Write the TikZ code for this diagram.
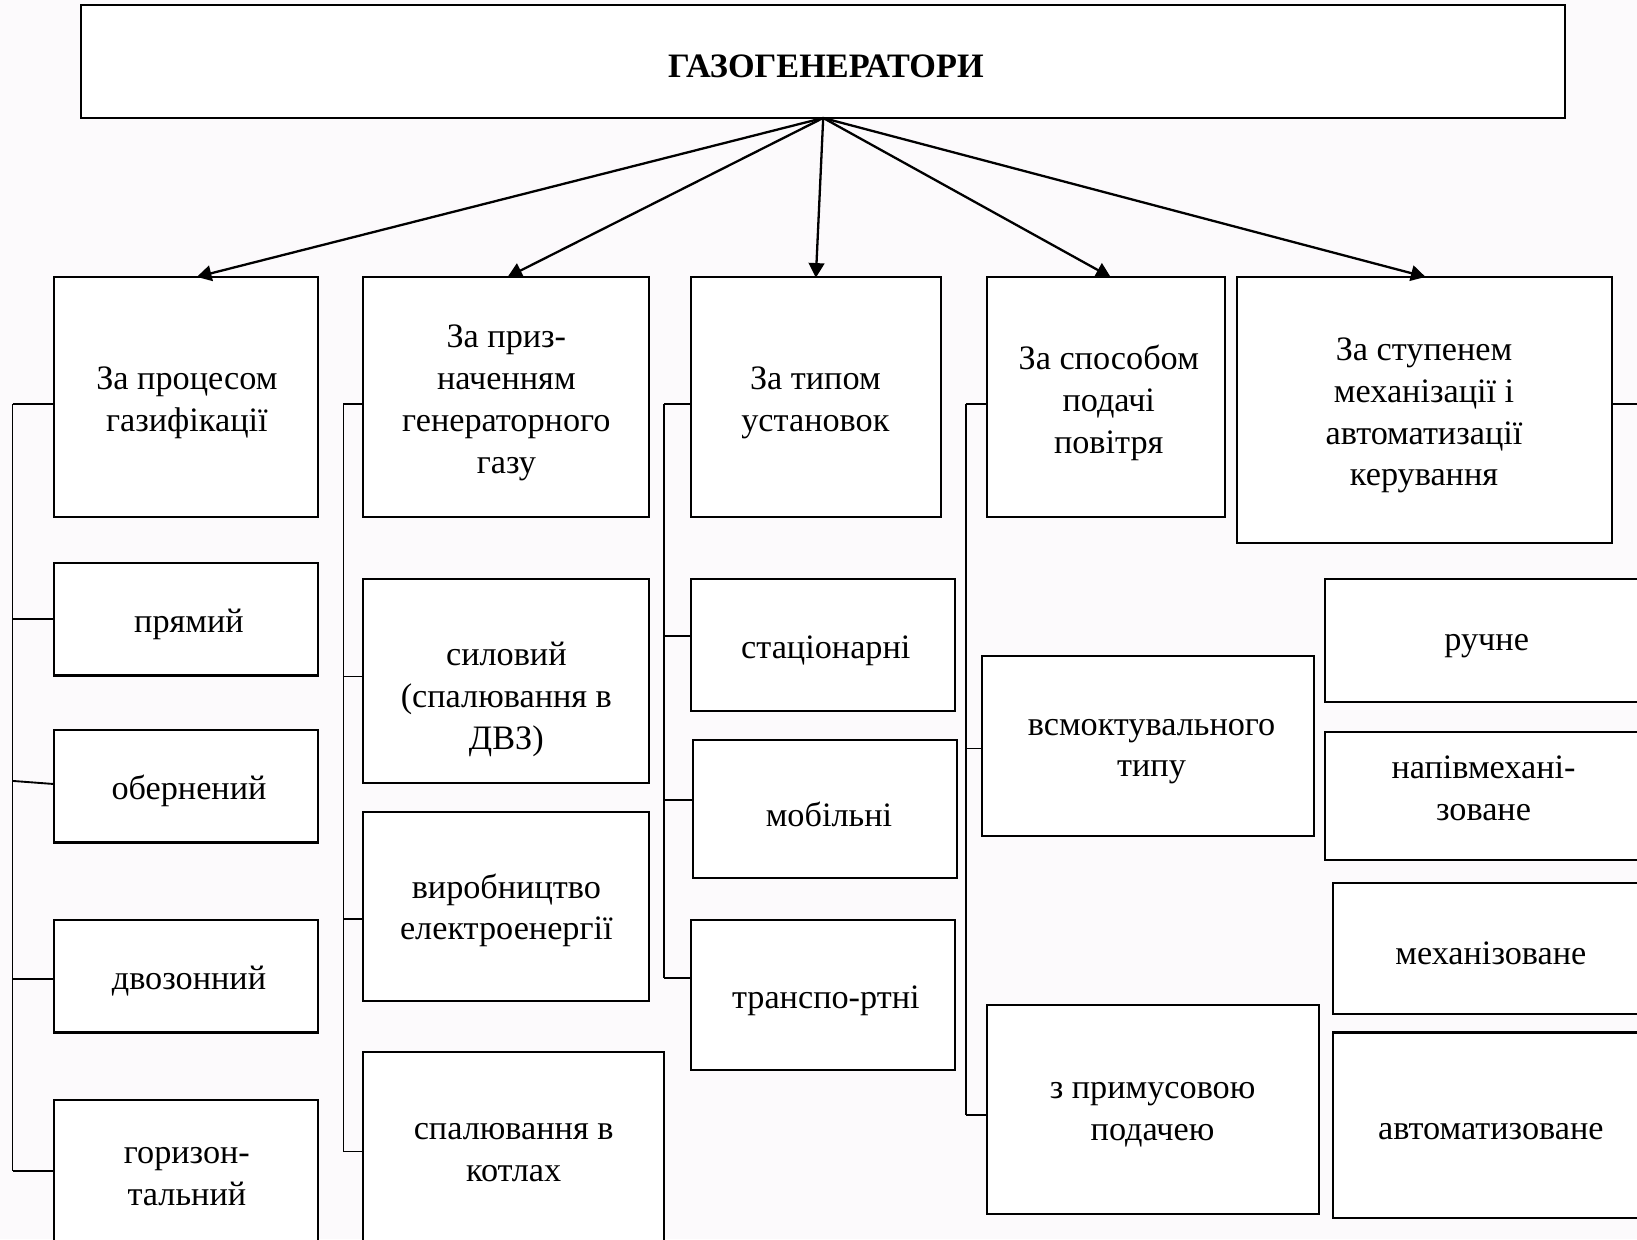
\documentclass[tikz,border=0pt]{standalone}
\usepackage{fontspec}
\setmainfont{Liberation Serif}
\usetikzlibrary{arrows.meta}
\definecolor{bgc}{RGB}{252,250,252}
\tikzset{
  box/.style={draw=black, fill=white, line width=1pt, inner sep=0pt, outer sep=0pt},
  txt/.style={align=center, inner sep=0pt, yshift=-1.5pt, font=\fontsize{16.4}{20}\selectfont},
  bus/.style={line width=0.9pt},
  arr/.style={line width=1.1pt, -{Triangle[length=7pt,width=7.5pt]}, shorten >=-0.5pt}
}
\newcommand\bx[8]{%
  \node[box, minimum width={(#4-#2)*0.5pt}, minimum height={(#5-#3)*0.5pt}] (#1) at ({(#2+#4)/2},{(#3+#5)/2}) {};
  \node[txt] (#1-t) at (#6,#7) {#8};%
}
\begin{document}
\begin{tikzpicture}[x=0.5pt,y=-0.5pt]
\clip (0,0) rectangle (1568,1187);
\fill[bgc] (0,0) rectangle (1568,1187);
% title
\node[box, minimum width={1421*0.5pt}, minimum height={108*0.5pt}] (top) at (788.5,59) {};
\node[txt, font=\fontsize{16.4}{20}\selectfont\bfseries] (top-t) at (791,61) {ГАЗОГЕНЕРАТОРИ};
% level 1
\bx{b1}{52}{265}{305}{495}{179}{383}{За процесом\\газифікації}
\bx{b2}{348}{265}{622}{495}{485}{383}{За приз-\\наченням\\генераторного\\газу}
\bx{b3}{662}{265}{901}{495}{781}{383}{За типом\\установок}
\bx{b4}{945}{265}{1173}{495}{1062}{383}{За способом\\подачі\\повітря}
\bx{b5}{1185}{265}{1544}{520}{1364}{395}{За ступенем\\механізації і\\автоматизації\\керування}
% arrows
\draw[arr] (top.south) -- ([xshift=5.5pt]b1.north);
\draw[arr] (top.south) -- ([xshift=1pt]b2.north);
\draw[arr] (top.south) -- (b3.north);
\draw[arr] (top.south) -- ([xshift=2pt]b4.north);
\draw[arr] (top.south) -- (b5.north);
% column 1
\bx{c11}{52}{539}{305}{647}{181}{595}{прямий}
\bx{c12}{52}{699}{305}{807}{181}{755}{обернений}
\bx{c13}{52}{881}{305}{989}{181}{937}{двозонний}
\bx{c14}{52}{1054}{305}{1200}{179}{1124}{горизон-\\тальний}
% column 2
\bx{c21}{348}{555}{622}{750}{485}{667}{силовий\\(спалювання в\\ДВЗ)}
\bx{c22}{348}{778}{622}{959}{485}{869}{виробництво\\електроенергії}
\bx{c23}{348}{1008}{636}{1200}{492}{1101}{спалювання в\\котлах}
% column 3
\bx{c31}{662}{555}{915}{681}{791}{620}{стаціонарні}
\bx{c32}{664}{709}{917}{841}{794}{777}{мобільні}
\bx{c33}{662}{881}{915}{1025}{791}{956}{транспо-ртні}
% column 4
\bx{c41}{941}{628}{1259}{801}{1103}{717}{всмоктувального\\типу}
\bx{c42}{945}{963}{1263}{1163}{1104}{1065}{з примусовою\\подачею}
% column 5
\bx{c51}{1269}{555}{1590}{672}{1424}{616}{ручне}
\bx{c52}{1269}{701}{1590}{824}{1421}{752}{напівмехані-\\зоване}
\bx{c53}{1277}{846}{1590}{971}{1428}{910}{механізоване}
\bx{c54}{1277}{989}{1590}{1167}{1428}{1081}{автоматизоване}
% buses
\coordinate (k1a) at (12,387);
\coordinate (k1b) at (12,593);
\coordinate (k1c) at (12,748);
\coordinate (k1d) at (12,938);
\coordinate (k1e) at (12,1122);
\draw[bus] (k1a) -- (k1e);
\draw[bus] (k1a) -- (k1a -| b1.west);
\draw[bus] (k1b) -- (k1b -| c11.west);
\draw[bus] (k1c) -- ([yshift=-1.5pt]k1c -| c12.west);
\draw[bus] (k1d) -- (k1d -| c13.west);
\draw[bus] (k1e) -- (k1e -| c14.west);
\coordinate (k2a) at (329,387);
\coordinate (k2b) at (329,648);
\coordinate (k2c) at (329,880);
\coordinate (k2d) at (329,1103);
\draw[bus] (k2a) -- (k2d);
\draw[bus] (k2a) -- (k2a -| b2.west);
\draw[bus] (k2b) -- (k2b -| c21.west);
\draw[bus] (k2c) -- (k2c -| c22.west);
\draw[bus] (k2d) -- (k2d -| c23.west);
\coordinate (k3a) at (636,387);
\coordinate (k3b) at (636,609);
\coordinate (k3c) at (636,766);
\coordinate (k3d) at (636,937);
\draw[bus] (k3a) -- (k3d);
\draw[bus] (k3a) -- (k3a -| b3.west);
\draw[bus] (k3b) -- (k3b -| c31.west);
\draw[bus] (k3c) -- (k3c -| c32.west);
\draw[bus] (k3d) -- (k3d -| c33.west);
\coordinate (k4a) at (925,387);
\coordinate (k4b) at (925,717);
\coordinate (k4c) at (925,1068);
\draw[bus] (k4a) -- (k4c);
\draw[bus] (k4a) -- (k4a -| b4.west);
\draw[bus] (k4b) -- (k4b -| c41.west);
\draw[bus] (k4c) -- (k4c -| c42.west);
\coordinate (k5) at (1580,387);
\draw[bus] (k5 -| b5.east) -- (k5);
\end{tikzpicture}
\end{document}
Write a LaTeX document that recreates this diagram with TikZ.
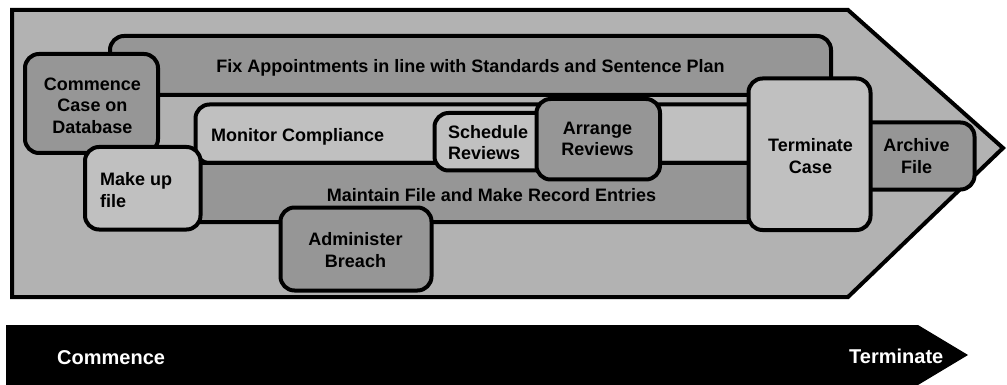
=-=-=-=-=
● **Challenge**
The data above needs to be retyped exactly, with the images left out.

● **Task answer**
Write the TikZ code for this diagram.
\documentclass[tikz,border=0pt]{standalone}
\usepackage{fontspec}
\setmainfont{Liberation Serif}
\usetikzlibrary{arrows.meta}
\definecolor{bgc}{RGB}{252,250,252}
\tikzset{
  box/.style={draw=black, fill=white, line width=1pt, inner sep=0pt, outer sep=0pt},
  txt/.style={align=center, inner sep=0pt, yshift=-1.5pt, font=\fontsize{16.4}{20}\selectfont},
  bus/.style={line width=0.9pt},
  arr/.style={line width=1.1pt, -{Triangle[length=7pt,width=7.5pt]}, shorten >=-0.5pt}
}
\newcommand\bx[8]{%
  \node[box, minimum width={(#4-#2)*0.5pt}, minimum height={(#5-#3)*0.5pt}] (#1) at ({(#2+#4)/2},{(#3+#5)/2}) {};
  \node[txt] (#1-t) at (#6,#7) {#8};%
}
\begin{document}
\begin{tikzpicture}[x=0.5pt,y=-0.5pt]
\clip (0,0) rectangle (1568,1187);
\fill[bgc] (0,0) rectangle (1568,1187);
% title
\node[box, minimum width={1421*0.5pt}, minimum height={108*0.5pt}] (top) at (788.5,59) {};
\node[txt, font=\fontsize{16.4}{20}\selectfont\bfseries] (top-t) at (791,61) {ГАЗОГЕНЕРАТОРИ};
% level 1
\bx{b1}{52}{265}{305}{495}{179}{383}{За процесом\\газифікації}
\bx{b2}{348}{265}{622}{495}{485}{383}{За приз-\\наченням\\генераторного\\газу}
\bx{b3}{662}{265}{901}{495}{781}{383}{За типом\\установок}
\bx{b4}{945}{265}{1173}{495}{1062}{383}{За способом\\подачі\\повітря}
\bx{b5}{1185}{265}{1544}{520}{1364}{395}{За ступенем\\механізації і\\автоматизації\\керування}
% arrows
\draw[arr] (top.south) -- ([xshift=5.5pt]b1.north);
\draw[arr] (top.south) -- ([xshift=1pt]b2.north);
\draw[arr] (top.south) -- (b3.north);
\draw[arr] (top.south) -- ([xshift=2pt]b4.north);
\draw[arr] (top.south) -- (b5.north);
% column 1
\bx{c11}{52}{539}{305}{647}{181}{595}{прямий}
\bx{c12}{52}{699}{305}{807}{181}{755}{обернений}
\bx{c13}{52}{881}{305}{989}{181}{937}{двозонний}
\bx{c14}{52}{1054}{305}{1200}{179}{1124}{горизон-\\тальний}
% column 2
\bx{c21}{348}{555}{622}{750}{485}{667}{силовий\\(спалювання в\\ДВЗ)}
\bx{c22}{348}{778}{622}{959}{485}{869}{виробництво\\електроенергії}
\bx{c23}{348}{1008}{636}{1200}{492}{1101}{спалювання в\\котлах}
% column 3
\bx{c31}{662}{555}{915}{681}{791}{620}{стаціонарні}
\bx{c32}{664}{709}{917}{841}{794}{777}{мобільні}
\bx{c33}{662}{881}{915}{1025}{791}{956}{транспо-ртні}
% column 4
\bx{c41}{941}{628}{1259}{801}{1103}{717}{всмоктувального\\типу}
\bx{c42}{945}{963}{1263}{1163}{1104}{1065}{з примусовою\\подачею}
% column 5
\bx{c51}{1269}{555}{1590}{672}{1424}{616}{ручне}
\bx{c52}{1269}{701}{1590}{824}{1421}{752}{напівмехані-\\зоване}
\bx{c53}{1277}{846}{1590}{971}{1428}{910}{механізоване}
\bx{c54}{1277}{989}{1590}{1167}{1428}{1081}{автоматизоване}
% buses
\coordinate (k1a) at (12,387);
\coordinate (k1b) at (12,593);
\coordinate (k1c) at (12,748);
\coordinate (k1d) at (12,938);
\coordinate (k1e) at (12,1122);
\draw[bus] (k1a) -- (k1e);
\draw[bus] (k1a) -- (k1a -| b1.west);
\draw[bus] (k1b) -- (k1b -| c11.west);
\draw[bus] (k1c) -- ([yshift=-1.5pt]k1c -| c12.west);
\draw[bus] (k1d) -- (k1d -| c13.west);
\draw[bus] (k1e) -- (k1e -| c14.west);
\coordinate (k2a) at (329,387);
\coordinate (k2b) at (329,648);
\coordinate (k2c) at (329,880);
\coordinate (k2d) at (329,1103);
\draw[bus] (k2a) -- (k2d);
\draw[bus] (k2a) -- (k2a -| b2.west);
\draw[bus] (k2b) -- (k2b -| c21.west);
\draw[bus] (k2c) -- (k2c -| c22.west);
\draw[bus] (k2d) -- (k2d -| c23.west);
\coordinate (k3a) at (636,387);
\coordinate (k3b) at (636,609);
\coordinate (k3c) at (636,766);
\coordinate (k3d) at (636,937);
\draw[bus] (k3a) -- (k3d);
\draw[bus] (k3a) -- (k3a -| b3.west);
\draw[bus] (k3b) -- (k3b -| c31.west);
\draw[bus] (k3c) -- (k3c -| c32.west);
\draw[bus] (k3d) -- (k3d -| c33.west);
\coordinate (k4a) at (925,387);
\coordinate (k4b) at (925,717);
\coordinate (k4c) at (925,1068);
\draw[bus] (k4a) -- (k4c);
\draw[bus] (k4a) -- (k4a -| b4.west);
\draw[bus] (k4b) -- (k4b -| c41.west);
\draw[bus] (k4c) -- (k4c -| c42.west);
\coordinate (k5) at (1580,387);
\draw[bus] (k5 -| b5.east) -- (k5);
\end{tikzpicture}
\end{document}
Write a LaTeX document that recreates this diagram with TikZ.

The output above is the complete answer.